*MATERIAL PROVIDED*.
━━━━━━

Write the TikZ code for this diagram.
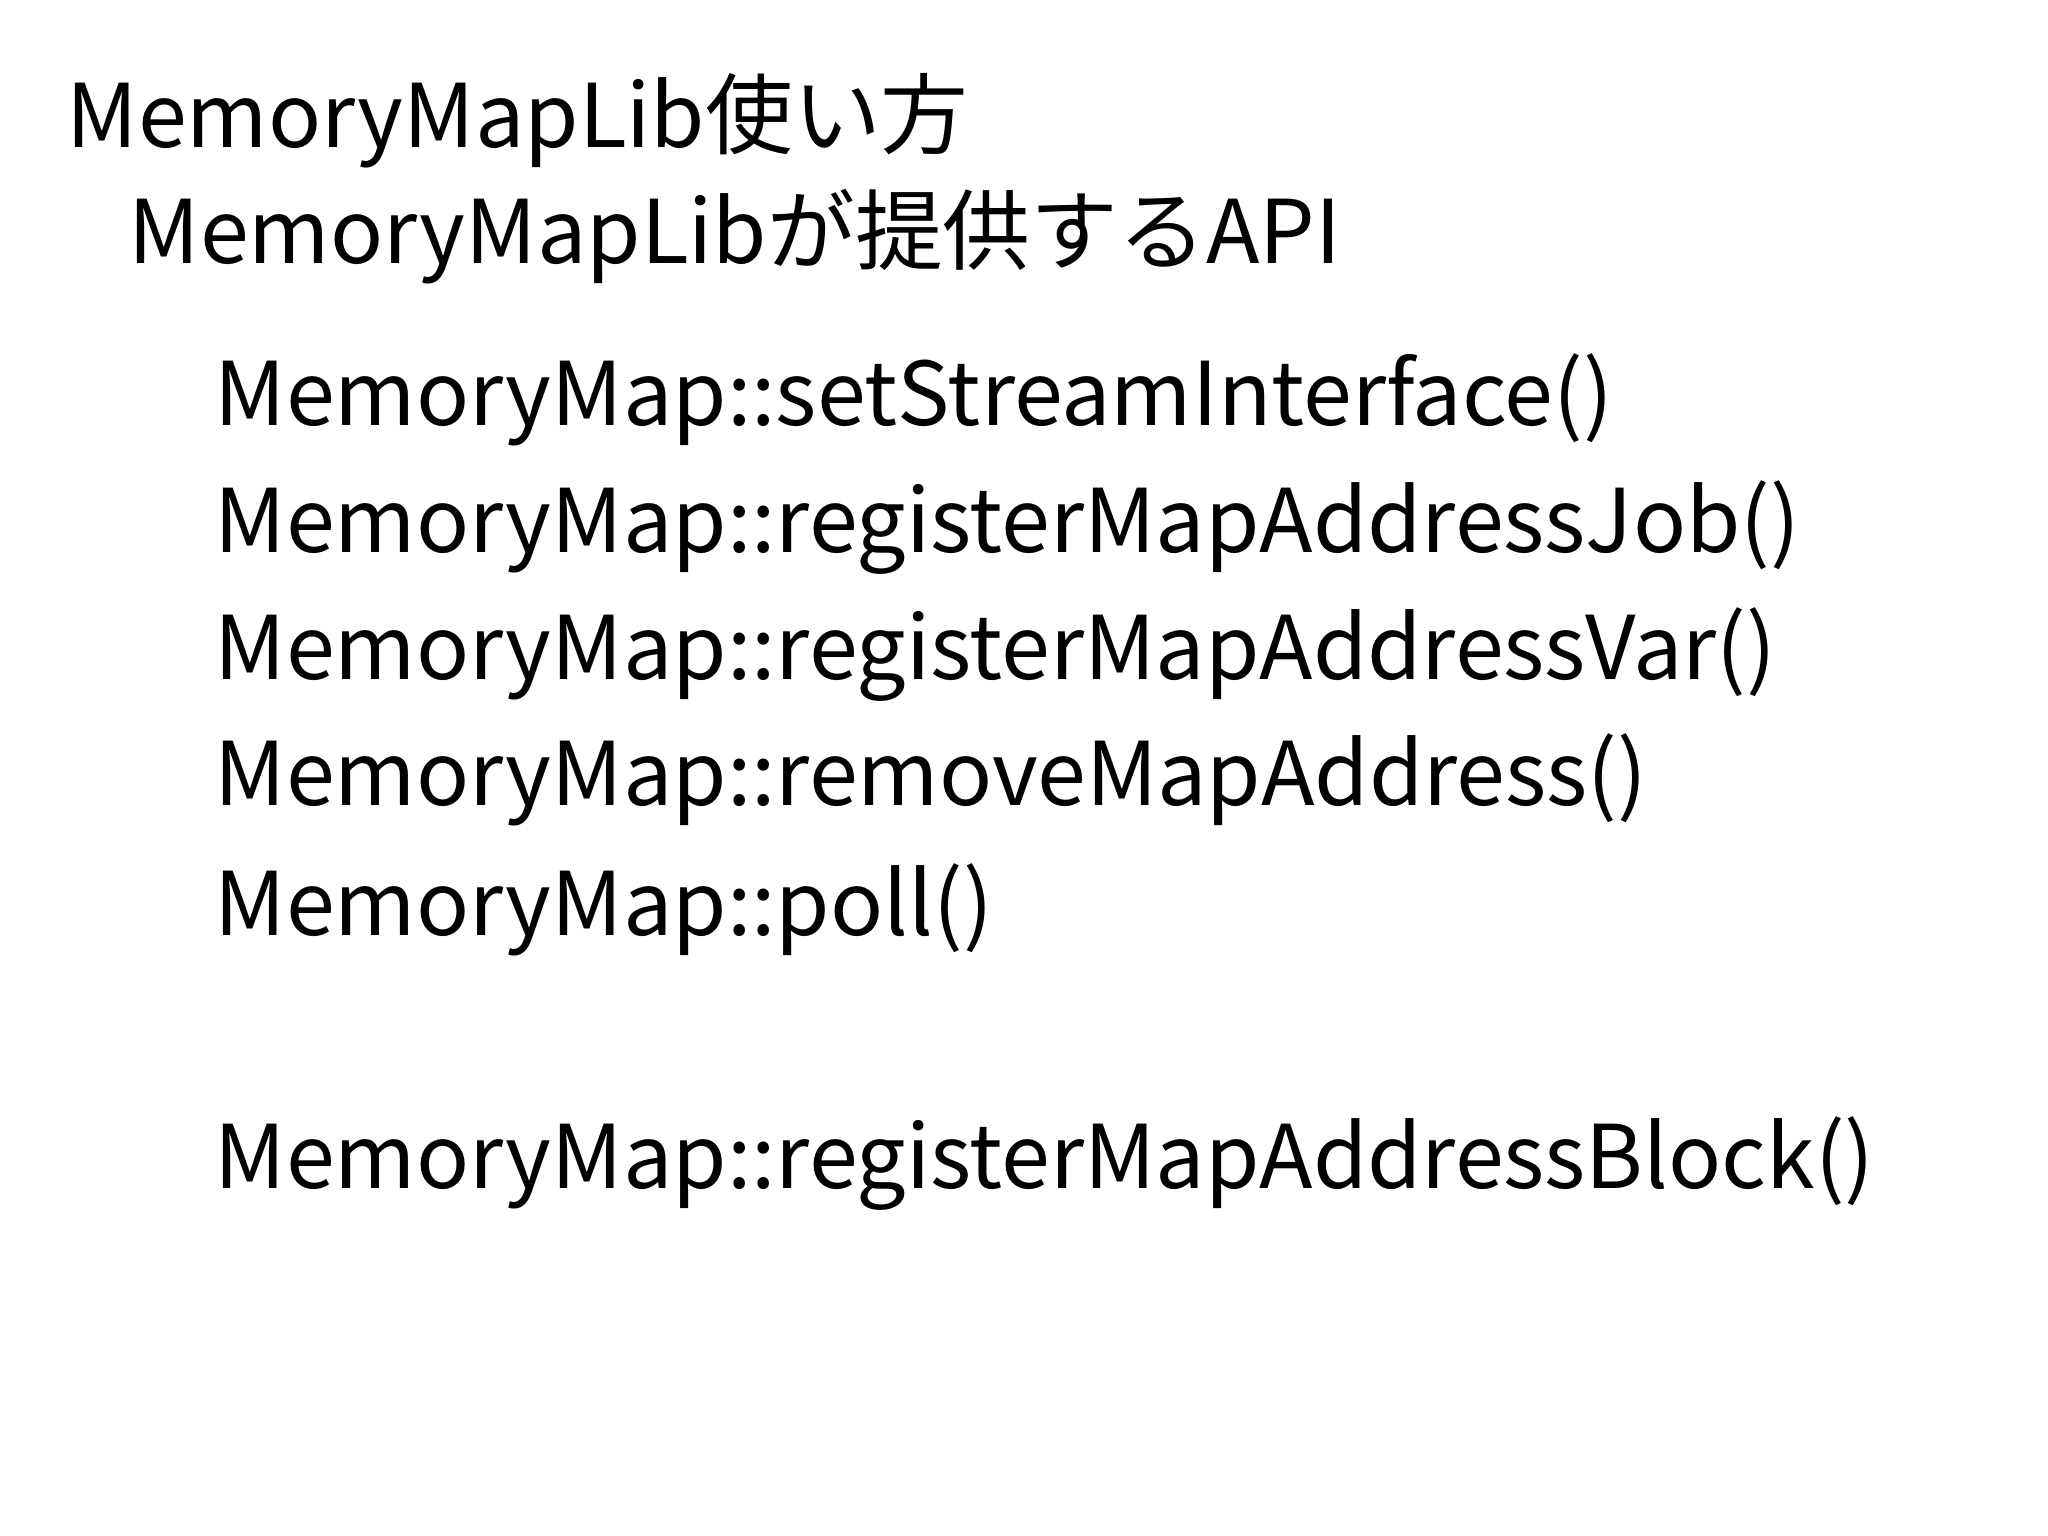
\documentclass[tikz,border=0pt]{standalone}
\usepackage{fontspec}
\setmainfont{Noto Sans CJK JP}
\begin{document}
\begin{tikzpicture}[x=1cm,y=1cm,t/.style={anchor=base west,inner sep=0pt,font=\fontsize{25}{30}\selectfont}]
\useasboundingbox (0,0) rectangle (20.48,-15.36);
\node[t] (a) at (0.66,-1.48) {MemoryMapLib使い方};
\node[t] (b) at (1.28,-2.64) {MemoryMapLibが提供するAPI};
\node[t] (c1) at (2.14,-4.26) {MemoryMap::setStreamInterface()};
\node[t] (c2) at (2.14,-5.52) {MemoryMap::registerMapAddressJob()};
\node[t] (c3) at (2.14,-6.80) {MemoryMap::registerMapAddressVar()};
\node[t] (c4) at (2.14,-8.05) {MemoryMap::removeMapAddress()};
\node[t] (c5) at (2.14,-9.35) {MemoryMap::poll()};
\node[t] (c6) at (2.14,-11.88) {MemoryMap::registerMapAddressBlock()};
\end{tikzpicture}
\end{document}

━━━━━━

Transcribe the whole listing exactly. Pictures stay out of your copy.

Write the TikZ code for this diagram.
\documentclass[tikz,border=0pt]{standalone}
\usepackage{fontspec}
\setmainfont{Noto Sans CJK JP}
\begin{document}
\begin{tikzpicture}[x=1cm,y=1cm,t/.style={anchor=base west,inner sep=0pt,font=\fontsize{25}{30}\selectfont}]
\useasboundingbox (0,0) rectangle (20.48,-15.36);
\node[t] (a) at (0.66,-1.48) {MemoryMapLib使い方};
\node[t] (b) at (1.28,-2.64) {MemoryMapLibが提供するAPI};
\node[t] (c1) at (2.14,-4.26) {MemoryMap::setStreamInterface()};
\node[t] (c2) at (2.14,-5.52) {MemoryMap::registerMapAddressJob()};
\node[t] (c3) at (2.14,-6.80) {MemoryMap::registerMapAddressVar()};
\node[t] (c4) at (2.14,-8.05) {MemoryMap::removeMapAddress()};
\node[t] (c5) at (2.14,-9.35) {MemoryMap::poll()};
\node[t] (c6) at (2.14,-11.88) {MemoryMap::registerMapAddressBlock()};
\end{tikzpicture}
\end{document}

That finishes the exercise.